1985 >> October >> Ma Bells Place  

Ma Bell's Place
by Vic Sumner

Reprinted from "Crown Jewels of the Wire", October 1985, page 6

With this month's issue we introduce a new column to be known as "Ma Bell's Place," written by Vic Sumner, Historian and Curator for the De Anza Chapter of the Telephone Pioneers of America in Southern California. Vic has been a collector of insulators and telephone memorabilia since 1948. He and his able assistant and wife, Lynn, are both retired from Pacific Telephone and Telegraph Company. They developed the idea of retiring Ma Bell when divestiture forced the end of the Bell System. Vic's stories are an attempt to relate the human interest side of telephone history as seen through "her" eyes.


Dear Friends,

As you may have heard, in the early days of telephony much of our work was, well, sort of experimental. This was true of all departments, because it was a new industry and we had yet to write the book.

For example, when we first began to string wire, we just naturally copied the methods of the telegraph companies, who preceded us by about 30 years. They had found the easiest method to get a line from here to there was to string it across the rooftops and, in most larger cities, that's what our boys did.

In San Francisco, as in all cities, we soon concluded the rooftops were unsuitable for a number of reasons, not the least of which were the complaints about linemen walking the roofs while wearing their climbers and the lambasting our wiremen took after they inadvertently dropped a rusty old wire on some washerwoman's drying laundry. In 1880 we began planning to put all the wires on poles set along the edge of the streets.

The first pole line construction started in front of the office at 222 Sansome Street, home of the Pacific Bell Telephone Company. The work had progressed satisfactorily as far as the corner pole at Bush and Sansome, in front of the Murphy-Grant Company. A Swede by the name of Sorenson was delegated to dig a hole at this point. The beginning of this job brought a protest from the head of the firm, but Sorenson had his orders to dig, and proceeded accordingly. Down about 18 inches, the iron bar disappeared through the hole and fell into the basement, disturbing the peace and quiet of the Murphy-Grant shipping department, as well as wrecking about 20 feet of shelving.

This didn't interfere with the setting of the pole. A three-legged jenny was erected and the pole swung into place. However, as soon as the butt appeared in the basement, the shipping department got busy and, taking hold of that end of the pole, shook it and wrecked the jenny. This was immediately replaced, and the pole again swung into the hole. This time it was dropped with a thud that brought it to the floor of the basement. The shipping department was still on the job. Each one had an ax, and the pole began to disappear about six feet at a time, until the top followed the butt into the hole. Incidental to its disappearance, the Murphy-Grant shipping department appeared on the street, axes in hand, and the fun began.

About this time, our Superintendent appeared on the scene. The story is told that as axes, crowbars and shovels began to fly, so did the Super. An eyewitness told me that you could have played cards on his coattails as he ran down the street. A compromise was later affected, and the lead completed to Market Street.

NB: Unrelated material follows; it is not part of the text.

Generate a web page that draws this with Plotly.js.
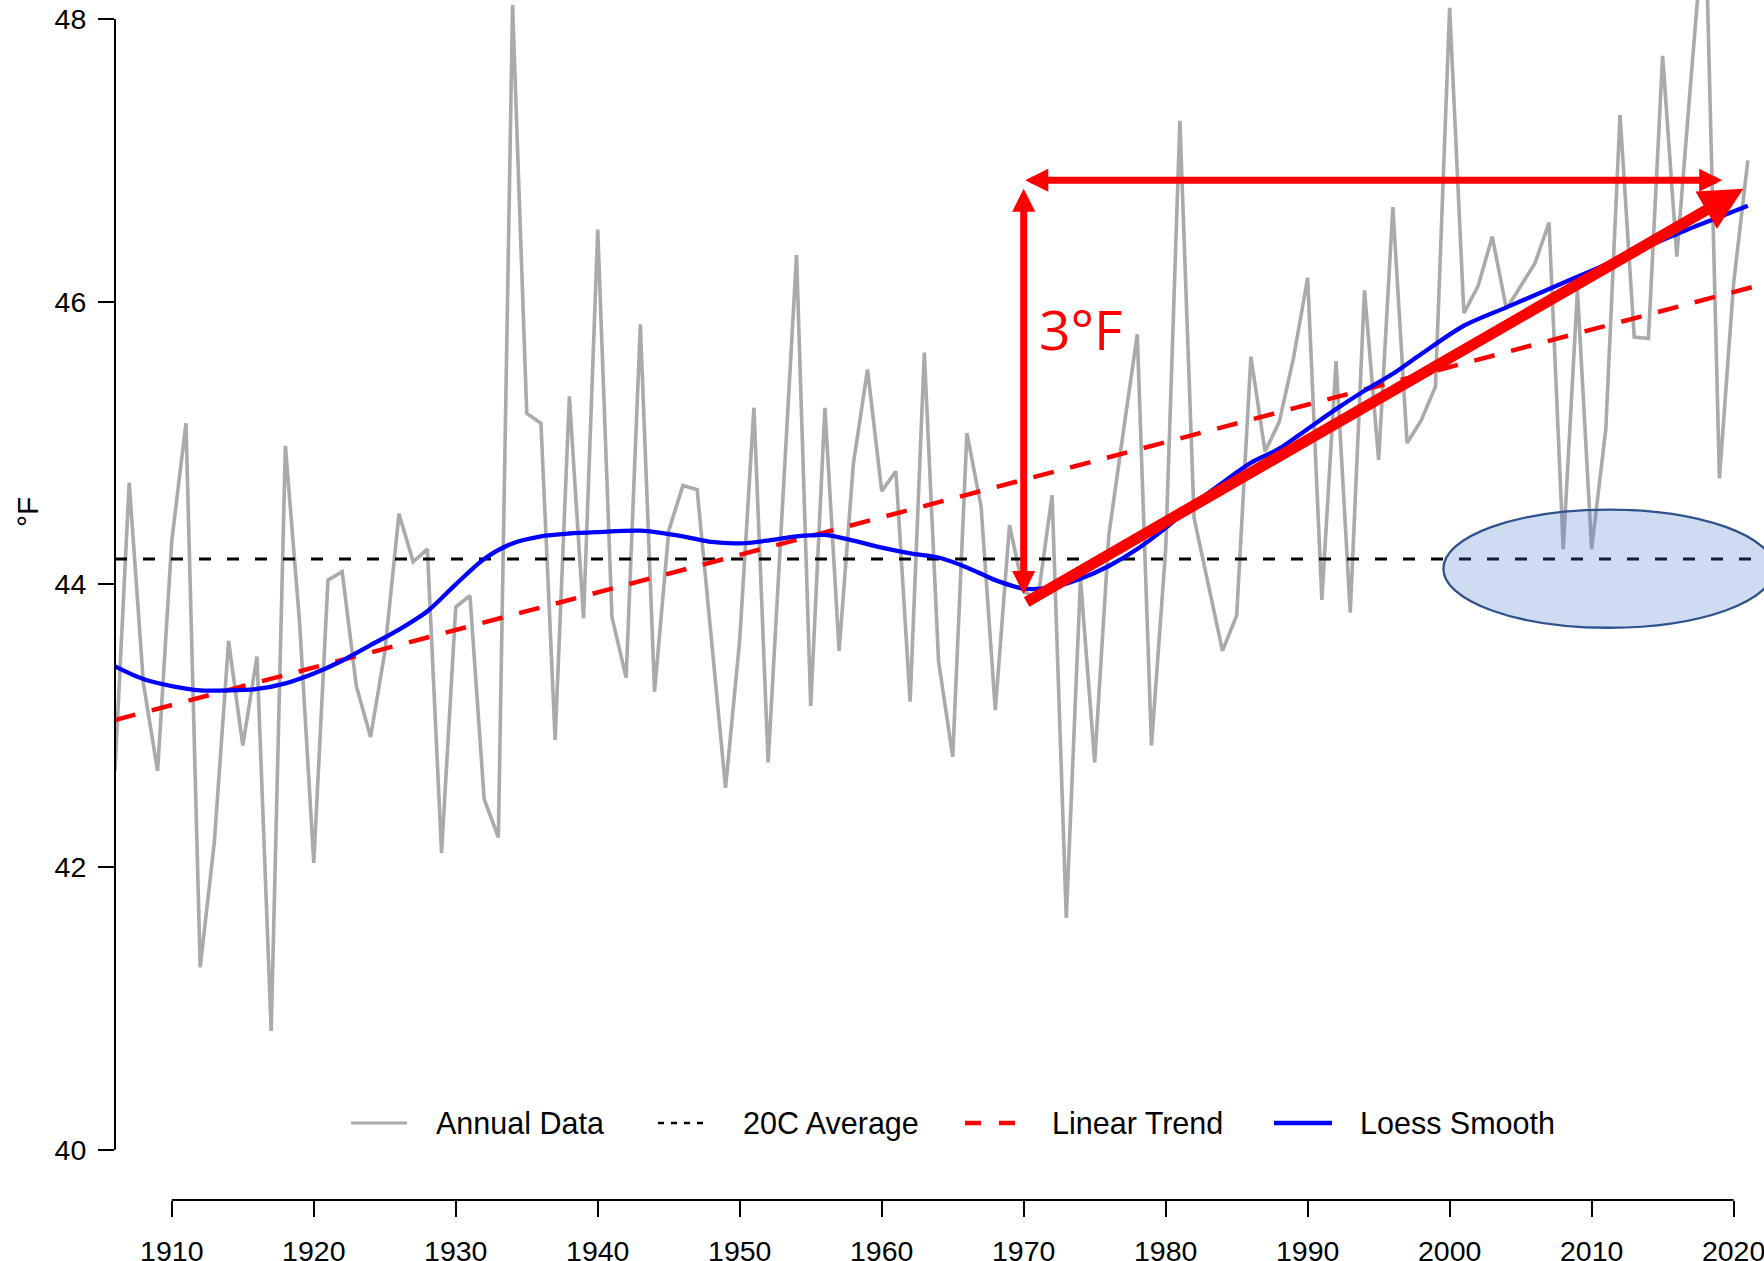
<!DOCTYPE html>
<html>
<head>
<meta charset="utf-8">
<script src="https://cdn.plot.ly/plotly-3.0.1.min.js"></script>
<style>
html, body { margin: 0; padding: 0; background: #ffffff; }
#chart { width: 1764px; height: 1261px; }
</style>
</head>
<body>
<div id="chart"></div>
<script>
// ---- data ----
const years = [
  1906, 1907, 1908, 1909, 1910, 1911, 1912, 1913, 1914, 1915,
  1916, 1917, 1918, 1919, 1920, 1921, 1922, 1923, 1924, 1925,
  1926, 1927, 1928, 1929, 1930, 1931, 1932, 1933, 1934, 1935,
  1936, 1937, 1938, 1939, 1940, 1941, 1942, 1943, 1944, 1945,
  1946, 1947, 1948, 1949, 1950, 1951, 1952, 1953, 1954, 1955,
  1956, 1957, 1958, 1959, 1960, 1961, 1962, 1963, 1964, 1965,
  1966, 1967, 1968, 1969, 1970, 1971, 1972, 1973, 1974, 1975,
  1976, 1977, 1978, 1979, 1980, 1981, 1982, 1983, 1984, 1985,
  1986, 1987, 1988, 1989, 1990, 1991, 1992, 1993, 1994, 1995,
  1996, 1997, 1998, 1999, 2000, 2001, 2002, 2003, 2004, 2005,
  2006, 2007, 2008, 2009, 2010, 2011, 2012, 2013, 2014, 2015,
  2016, 2017, 2018, 2019, 2020, 2021
];
const annualTemp = [
  42.68, 44.72, 43.30, 42.68, 44.31, 45.14, 41.29, 42.18, 43.60, 42.86,
  43.49, 40.84, 44.98, 43.73, 42.03, 44.03, 44.09, 43.28, 42.92, 43.52,
  44.50, 44.16, 44.25, 42.10, 43.84, 43.92, 42.48, 42.21, 48.10, 45.21,
  45.14, 42.90, 45.33, 43.76, 46.51, 43.77, 43.34, 45.84, 43.24, 44.38,
  44.70, 44.67, 43.62, 42.56, 43.61, 45.25, 42.74, 44.55, 46.33, 43.14,
  45.25, 43.53, 44.85, 45.52, 44.66, 44.80, 43.17, 45.64, 43.46, 42.78,
  45.07, 44.55, 43.11, 44.42, 43.95, 43.90, 44.63, 41.64, 44.04, 42.74,
  44.35, 45.07, 45.77, 42.86, 44.25, 47.28, 44.47, 44.00, 43.53, 43.78,
  45.61, 44.94, 45.15, 45.60, 46.17, 43.89, 45.58, 43.80, 46.08, 44.88,
  46.67, 45.00, 45.16, 45.40, 48.08, 45.92, 46.11, 46.46, 45.95, 46.11,
  46.27, 46.56, 44.25, 46.08, 44.25, 45.10, 47.32, 45.75, 45.74, 47.74,
  46.32, 47.58, 48.80, 44.75, 46.13, 47.00
];
const loessYears = [
  1906, 1908, 1910, 1912, 1914, 1916, 1918, 1920, 1922, 1924,
  1926, 1928, 1930, 1932, 1934, 1936, 1938, 1940, 1943, 1946,
  1948, 1950, 1952, 1954, 1956, 1958, 1960, 1962, 1964, 1966,
  1968, 1970, 1972, 1974, 1976, 1978, 1980, 1982, 1984, 1986,
  1988, 1990, 1992, 1994, 1996, 1998, 2001, 2004, 2007, 2010,
  2013, 2016, 2019, 2021
];
const loessTemp = [
  43.42, 43.33, 43.28, 43.25, 43.25, 43.26, 43.30, 43.37, 43.46, 43.57,
  43.68, 43.81, 44.00, 44.18, 44.29, 44.34, 44.36, 44.37, 44.38, 44.34,
  44.30, 44.29, 44.31, 44.34, 44.35, 44.31, 44.26, 44.22, 44.19, 44.12,
  44.03, 43.97, 43.98, 44.04, 44.13, 44.25, 44.40, 44.57, 44.72, 44.86,
  44.96, 45.10, 45.24, 45.37, 45.49, 45.63, 45.83, 45.96, 46.09, 46.22,
  46.35, 46.48, 46.60, 46.68
];
const trendYears = [1906, 2022.3];
const trendTemp = [43.04, 46.13];
const avgYears = [1906, 2022.3];
const avgTemp = [44.18, 44.18];

const xTickVals = [1910, 1920, 1930, 1940, 1950, 1960, 1970, 1980, 1990, 2000, 2010, 2020];
const yTickVals = [40, 42, 44, 46, 48];
const seriesNames = ["Annual Data", "20C Average", "Linear Trend", "Loess Smooth"];

// annotation geometry (data units)
const riseStart = [1970.0, 43.92];
const riseTop = [1970.0, 46.80];
const spanLeft = [1970.0, 46.86];
const spanRight = [2019.2, 46.86];
const trendArrowStart = [1970.1, 43.87];
const trendArrowEnd = [2020.69, 46.80];
const riseLabel = "3°F";
const riseLabelPos = [1973.97, 45.81];
const ellipseBox = {x0: 1999.56, x1: 2022.85, y0: 43.693, y1: 44.529};

const FONT = "Liberation Sans, Arial, Helvetica, sans-serif";

// series styles
const styles = [
  {color: "#aaaaaa", width: 3.6},
  {color: "#000000", width: 3, dash: "12px,16px"},
  {color: "#ff0000", width: 4.5, dash: "21px,17px"},
  {color: "#0000ff", width: 4.3, shape: "spline", smoothing: 0.8}
];
// legend sample styles (shorter dashes, as in the reference key)
const legendStyles = [
  {color: "#aaaaaa", width: 3},
  {color: "#000000", width: 2.6, dash: "6px,7px"},
  {color: "#ff0000", width: 4.5, dash: "16px,18px"},
  {color: "#0000ff", width: 4.3}
];

const traces = [
  {x: years, y: annualTemp, name: seriesNames[0], type: "scatter", mode: "lines", line: styles[0]},
  {x: avgYears, y: avgTemp, name: seriesNames[1], type: "scatter", mode: "lines", line: styles[1]},
  {x: trendYears, y: trendTemp, name: seriesNames[2], type: "scatter", mode: "lines", line: styles[2]},
  {x: loessYears, y: loessTemp, name: seriesNames[3], type: "scatter", mode: "lines", line: styles[3]}
];

// plot area in pixels
const M = {l: 115, r: 0, t: 0, b: 61};
const W = 1764, H = 1261;
const PW = W - M.l - M.r, PH = H - M.t - M.b;
const px2x = px => (px - M.l) / PW;
const py2y = py => (H - M.b - py) / PH;

// key layout (pixel positions of each entry: sample start/end, text start)
const keyY = 1123;
const keyEntries = [
  {s0: 351, s1: 407, t: 435},
  {s0: 658, s1: 709, t: 742},
  {s0: 965, s1: 1018, t: 1051},
  {s0: 1274, s1: 1332, t: 1359}
];

const shapes = [
  // R-style axis lines spanning only the tick range
  {type: "line", xref: "paper", yref: "y", x0: 0, x1: 0, y0: yTickVals[0], y1: yTickVals[yTickVals.length - 1],
   line: {color: "#000000", width: 2}},
  {type: "line", xref: "x", yref: "paper", x0: xTickVals[0], x1: xTickVals[xTickVals.length - 1], y0: 0, y1: 0,
   line: {color: "#000000", width: 2}},
  // highlight ellipse
  {type: "circle", xref: "x", yref: "y", layer: "above",
   x0: ellipseBox.x0, x1: ellipseBox.x1, y0: ellipseBox.y0, y1: ellipseBox.y1,
   fillcolor: "rgba(68,114,196,0.26)", line: {color: "#2f528f", width: 2.3}}
];
const annotations = [
  // vertical double arrow (rise)
  {x: riseTop[0], y: riseTop[1], ax: riseStart[0], ay: riseStart[1], xref: "x", yref: "y", axref: "x", ayref: "y",
   text: "", showarrow: true, arrowside: "end+start", arrowhead: 2, startarrowhead: 2,
   arrowwidth: 7, arrowsize: 0.66, startarrowsize: 0.66, arrowcolor: "#ff0000", standoff: 0, startstandoff: 0},
  // horizontal double arrow (span)
  {x: spanRight[0], y: spanRight[1], ax: spanLeft[0], ay: spanLeft[1], xref: "x", yref: "y", axref: "x", ayref: "y",
   text: "", showarrow: true, arrowside: "end+start", arrowhead: 2, startarrowhead: 2,
   arrowwidth: 7, arrowsize: 0.66, startarrowsize: 0.66, arrowcolor: "#ff0000", standoff: 0, startstandoff: 0},
  // thick trend arrow
  {x: trendArrowEnd[0], y: trendArrowEnd[1], ax: trendArrowStart[0], ay: trendArrowStart[1],
   xref: "x", yref: "y", axref: "x", ayref: "y",
   text: "", showarrow: true, arrowhead: 2, arrowwidth: 11, arrowsize: 0.78, arrowcolor: "#ff0000", standoff: 0},
  // 3°F label
  {x: riseLabelPos[0], y: riseLabelPos[1], xref: "x", yref: "y", text: riseLabel, showarrow: false,
   xanchor: "center", yanchor: "middle",
   font: {family: "Open Sans, Liberation Sans, sans-serif", size: 55, color: "#ff0000"}},
  // y-axis unit label
  {x: px2x(28), y: py2y(512), xref: "paper", yref: "paper", text: "°F", showarrow: false, textangle: -90,
   xanchor: "center", yanchor: "middle", font: {family: FONT, size: 30, color: "#000000"}}
];

// key (legend) drawn from the series names and styles
keyEntries.forEach((e, i) => {
  const ls = legendStyles[i];
  shapes.push({type: "line", xref: "paper", yref: "paper",
    x0: px2x(e.s0), x1: px2x(e.s1), y0: py2y(keyY), y1: py2y(keyY),
    line: {color: ls.color, width: ls.width, dash: ls.dash || "solid"}});
  annotations.push({x: px2x(e.t), y: py2y(keyY), xref: "paper", yref: "paper", text: seriesNames[i],
    showarrow: false, xanchor: "left", yanchor: "middle", borderpad: 0,
    font: {family: FONT, size: 30.5, color: "#000000"}});
});

const layout = {
  width: W, height: H,
  margin: M,
  paper_bgcolor: "#ffffff", plot_bgcolor: "#ffffff",
  font: {family: FONT, color: "#000000"},
  showlegend: false,
  xaxis: {
    range: [1906, 2022.14], showgrid: false, zeroline: false, showline: false,
    tickmode: "array", tickvals: xTickVals, ticktext: xTickVals.map(String),
    ticks: "outside", ticklen: 16, tickwidth: 2, tickcolor: "#000000",
    tickfont: {family: FONT, size: 28.5, color: "#000000"},
    ticklabelstandoff: 10, ticklabeloverflow: "allow"
  },
  yaxis: {
    range: [39.644, 48.135], showgrid: false, zeroline: false, showline: false,
    tickmode: "array", tickvals: yTickVals, ticktext: yTickVals.map(String),
    ticks: "outside", ticklen: 16, tickwidth: 2, tickcolor: "#000000",
    tickfont: {family: FONT, size: 28.5, color: "#000000"},
    ticklabelstandoff: 6, ticklabeloverflow: "allow"
  },
  shapes: shapes,
  annotations: annotations
};

Plotly.newPlot("chart", traces, layout, {staticPlot: true, displayModeBar: false});
</script>
</body>
</html>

We soon found that building telephone lines along the city sidewalks was not without its drawbacks. True, it served to get the wires off rooftops but we were not deluged with complaints of a new nature. People, particularly those imbibers of "old barley" were prone to walk into the poles. Many were often injured, for the poles were square in those days. Another frequently heard report regarded the habits of birds that used our wires as a convenient spot to unload yesterday's lunch. It was a good thing that hats were in fashion in those days.

An interesting and unexpected complaint was heard from an orphanage in Dayton, Ohio. It seems that at bed time, the youngest of the children were lulled to sleep by the humming of the telephone wires attached to the orphanage roof. The morning after the wires were removed, the head mistress charged into the local telephone manager's office demanding the lines go back on the roof so she could "get a little peace and quiet."

As the years progressed, so did the number of wires and soon the poles were over loaded. I remember one pole line on the West side of New York City that had thirty 10-pin crossarms rising to 90 feet. We began considering the use of underground cables about this time.

No one could have guessed then that the move towards cable was to ultimately spell the death knell of our Crown Jewels.